Huestis’s company, Porcelain and Stone, is described on its website as “dedicated to the coastal life and nautical aesthetic. Individually handmade to look not handmade. The sculpted porcelain pieces designed are classic with intentional clean lines for a timeless style.”
One of her biggest challenges when it comes to making jewelry, Huestis said, is being the first to try a new design.
“My cave-mentality is this idea that anyone can figure something out if there is a need to try. I’m also stubborn enough to do extensive research and experiments to solve for what I need,” she explained.
Huestis enjoys experimenting and trying projects that are outside of her comfort zone.
“I was working on a perfume bottle over this past month, and there really wasn’t anyone that I could talk with about it.
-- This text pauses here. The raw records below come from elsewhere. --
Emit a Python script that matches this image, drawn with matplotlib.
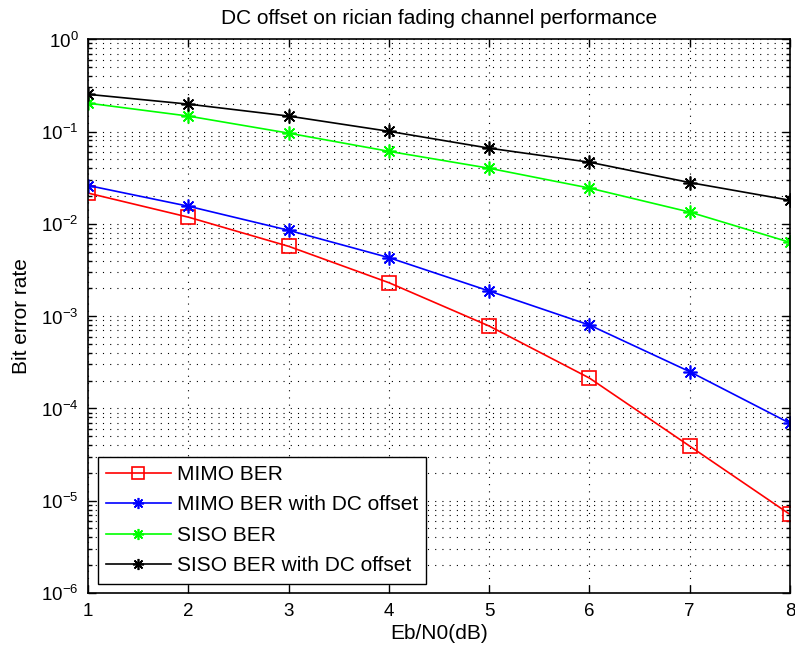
import numpy as np
import matplotlib.pyplot as plt
from matplotlib.ticker import LogLocator, NullFormatter

plt.rcParams['font.family'] = ['Liberation Sans', 'DejaVu Sans']
plt.rcParams['mathtext.fontset'] = 'custom'
plt.rcParams['mathtext.rm'] = 'Liberation Sans'

# valeurs
ebn0 = [1, 2, 3, 4, 5, 6, 7, 8]
mimo_ber = [0.0215, 0.0118, 0.0057, 0.0023, 0.00078, 0.000213, 3.9e-5, 7.1e-6]
mimo_ber_dc = [0.026, 0.0155, 0.0085, 0.0043, 0.00187, 0.00080, 0.00025, 6.9e-5]
siso_ber = [0.203, 0.147, 0.096, 0.061, 0.040, 0.0244, 0.0134, 0.0063]
siso_ber_dc = [0.253, 0.198, 0.147, 0.1005, 0.066, 0.0465, 0.028, 0.018]
yticks = [1e-6, 1e-5, 1e-4, 1e-3, 1e-2, 1e-1, 1]
ylabels = ['$10^{-6}$', '$10^{-5}$', '$10^{-4}$', '$10^{-3}$', '$10^{-2}$', '$10^{-1}$', '$10^{0}$']

star = (8, 2, 0)  # asterisque facon matlab

fig = plt.figure(figsize=(7.95, 6.54), dpi=100)
ax = fig.add_axes([0.111, 0.0933, 0.8827, 0.8467])

ax.semilogy(ebn0, mimo_ber, '-', marker='s', color='red', mfc='none', ms=10, lw=1.2, mew=1.2, label='MIMO BER')
ax.semilogy(ebn0, mimo_ber_dc, '-', marker=star, color='blue', ms=10, lw=1.2, mew=1.2, label='MIMO BER with DC offset')
ax.semilogy(ebn0, siso_ber, '-', marker=star, color='#00ff00', ms=10, lw=1.2, mew=1.2, label='SISO BER')
ax.semilogy(ebn0, siso_ber_dc, '-', marker=star, color='black', ms=10, lw=1.2, mew=1.2, label='SISO BER with DC offset')

ax.set_xlim(1, 8)
ax.set_ylim(1e-6, 1)
ax.set_xticks(ebn0)
ax.set_yticks(yticks, ylabels)
ax.yaxis.set_minor_locator(LogLocator(base=10, subs=np.arange(2, 10), numticks=10))
ax.yaxis.set_minor_formatter(NullFormatter())

grid_style = dict(linestyle=(0, (1, 5.5)), color='black', lw=0.8)
ax.grid(True, which='major', **grid_style)
ax.grid(True, which='minor', axis='y', **grid_style)
ax.tick_params(which='both', direction='in', top=True, right=True, labelsize=13.5, width=1)
ax.tick_params(which='major', length=6, pad=7)
ax.tick_params(which='minor', length=3)
for s in ax.spines.values():
    s.set_linewidth(1.2)

ax.set_title('DC offset on rician fading channel performance', fontsize=15, pad=11)
ax.set_xlabel('Eb/N0(dB)', fontsize=15, labelpad=3)
fig.text(22 / 795, 0.5167, 'Bit error rate', rotation=90, ha='center', va='center', fontsize=15)

leg = ax.legend(loc='lower left', fontsize=15, fancybox=False, edgecolor='black', framealpha=1,
                borderaxespad=0.45, handlelength=3.1, handletextpad=0.3, labelspacing=0.55,
                borderpad=0.4, markerscale=0.8)
leg.get_frame().set_linewidth(1)

fig.savefig('out.png', dpi=100)
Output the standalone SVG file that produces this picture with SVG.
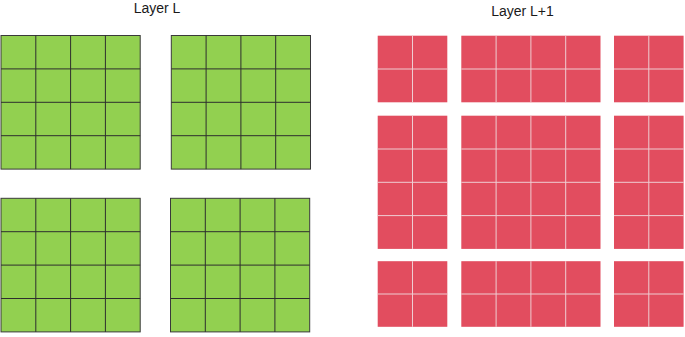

It was kind of fun for me because I really enjoy this sort of cavemen mentality where someone didn’t know how to do something, but they figured it out and that is the fun part for me,” she said. “How to make a perfectly screwed on gasket so that I can turn the cover onto the perfume bottle and make a tight closure. It’s very rewarding.”
Her advice for Wellesley students is to “do the things that you’re most interested in.” She recalls taking a class at MIT that sparked her interest in architecture and design. She credits Wellesley for boosting her confidence and helping her learn how to stay motivated.
“I didn’t come [to Wellesley] with a good amount of confidence. But Wellesley kind of helped nurture that belief that I could do things…If you’re doing something that you really love doing it’s just gonna keep motivating you,” she said.
While at Wellesley, Huestis was a part of the Whiptails, the ultimate frisbee team and Fusion, the cultural organization for those who identify as mixed-race. She was also a member of the lacrosse team until a broken foot forced her to stop playing. Some of her favorite memories include working in the computer labs late at night.
“You would just meet the most random and fun people as you worked late into the night, which I’m sure everybody still does,” she said.
In her free time, Huestis enjoys playing with clay, running and experimental cooking, like molecular gastronomy, in which she investigates the chemical and physical changes that occur when food cooks.
Huestis sells her work at SoWa, an art walk, in the South End of Boston on Sundays in the summer. Her studio is in Somerville. She also hosts open studios on the first weekends of May and November and sells her work on www. porcelainandstone.com.